Le recrutement insuffisant dans les facultés de pharmacie constitue un risque pour la santé publique, expliquent les doyens. La filière pharmacie est essentielle pour garantir un accès aux soins dans toutes les régions de France, en particulier dans les zones rurales où les pharmacies sont souvent l’unique lieu de santé accessible. Les départs à la retraite et le vieillissement des effectifs aggravent la situation, avec une baisse de pharmaciens en exercice prévue dans les prochaines années.
En permettant un accès direct aux études de pharmacie sur Parcoursup, les doyens espèrent attirer de nouveaux profils motivés et renforcer la couverture des soins à l’échelle nationale.
La réforme de la PACES a introduit une hiérarchisation des filières de santé qui, selon les doyens, impacte négativement la filière pharmacie. Le concours unique pour les études de santé a créé une concurrence accrue entre les étudiants, faisant de la pharmacie une filière de « second choix ». Cette situation a conduit de nombreux étudiants à se tourner vers des formations à l’étranger, notamment en Belgique, avant de revenir exercer en France. Les doyens regrettent cette perte de talents pour le territoire national, qui fragilise les facultés de pharmacie françaises.
Pourquoi une voie de recrutement complémentaire serait bénéfique
Un recrutement direct sur Parcoursup aurait plusieurs avantages :
Attraction accrue des lycéens motivés par la pharmacie : Cette voie faciliterait l’inscription des lycéens directement intéressés par la pharmacie sans qu’ils passent par des voies générales de santé.
Réduction de l’hétérogénéité des profils en deuxième année : Le recrutement via le PASS et la LAS entraîne une disparité des niveaux et une augmentation des redoublements, selon les doyens. La sélection directe permettrait de cibler des étudiants mieux préparés et motivés.
Diminution des départs à l’étranger : En offrant une voie directe, les facultés pourraient dissuader les étudiants de se tourner vers des universités étrangères et les retenir en France, contribuant ainsi au développement des compétences pharmaceutiques nationales.
La création de cette voie nécessiterait une modification des textes réglementaires afin de reconnaître officiellement une première année dédiée à la pharmacie. Les doyens proposent également d’autoriser une dérogation des flux de sélection, à hauteur de 70 %, pour permettre aux étudiants motivés d’intégrer la filière sans passer par les concours de médecine, dentaire ou maïeutique.

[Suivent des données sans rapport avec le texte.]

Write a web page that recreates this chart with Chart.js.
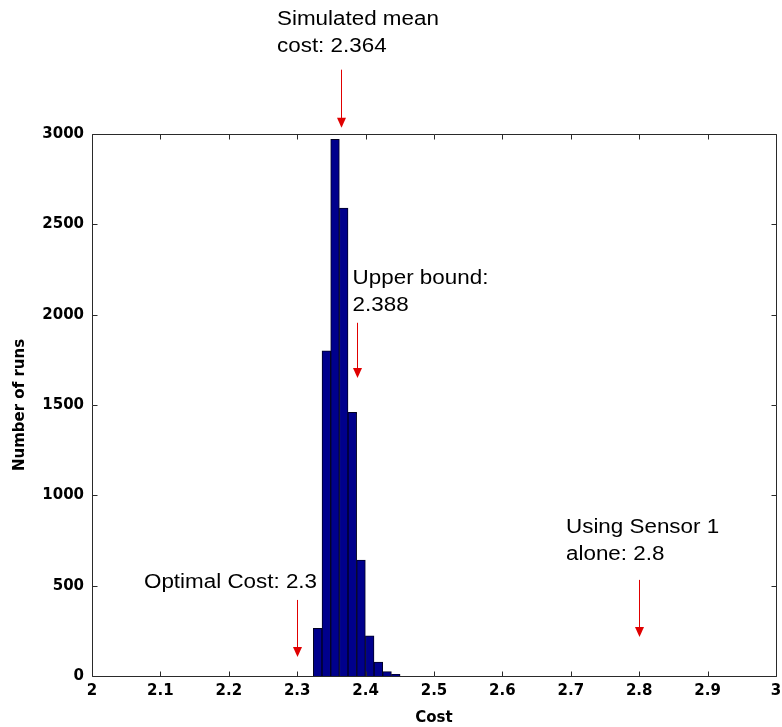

De nombreuses facultés de pharmacie et universités françaises se montrent favorables à l’expérimentation de ce dispositif de recrutement. Selon la Conférence des doyens, il est crucial d’inverser la tendance actuelle en adoptant des mesures concrètes. Plusieurs doyens soulignent qu’un maintien du modèle actuel risquerait de compromettre l’avenir de la pharmacie en France.
Le ministère de l’Enseignement supérieur, conscient des enjeux liés aux études de santé, indique que des ajustements sont en cours pour répondre aux préoccupations des doyens. Cependant, aucune annonce officielle n’a encore été faite quant à la mise en place d’une voie de recrutement spécifique pour la pharmacie.